NOAA researchers discovered an important new mechanism by which air pollution particles form, which could change the way urban air quality is understood and predicted.
The NOAA-led team showed that although the lightest compounds in the oil evaporated within hours, it was the heavier compounds, which took longer to evaporate, that contributed most to the formation of air pollution particles downwind. Because those compounds are also emitted by vehicles and other combustion sources, the discovery is important for understanding air quality in general, not only near oil spills.
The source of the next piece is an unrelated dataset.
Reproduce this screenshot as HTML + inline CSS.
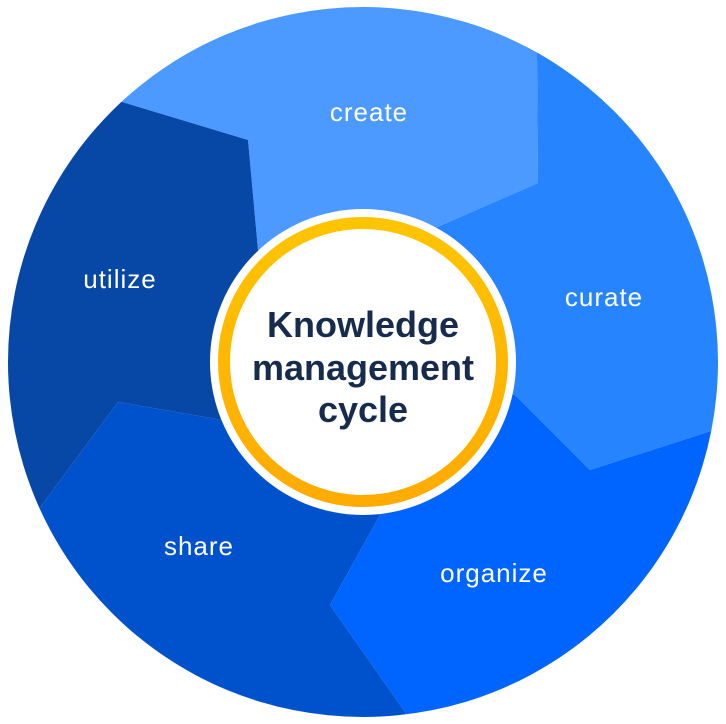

"We were able to confirm a theory that a major portion of particulate air pollution is formed from chemicals that few are measuring, and which we once assumed were not abundant enough to cause harm," said Joost de Gouw
NOAA sent a research aircraft to the Gulf region in June 2010 to help other agencies assess pollutant levels in the air. The P-3 was already loaded with instruments designed to measure many types of air pollution particles - including "organic aerosol" - and the chemicals from which they are formed in air.
Air pollution particles can damage people's lung and heart function, and they also affect climate, with some aerosol, including OA, partially offsetting the warming from greenhouse gases by reflecting incoming sunlight or changing cloud properties, and other aerosol amplifying warming by increasing the amount of sunlight absorbed in the atmosphere.
De Gouw said he and his colleagues knew where to expect OA particles downwind from the oil spill based on conventional understanding: OA should form when the most lightweight, or "volatile," components of surface oil evaporate, undergo chemical reactions, and condense onto existing airborne particles.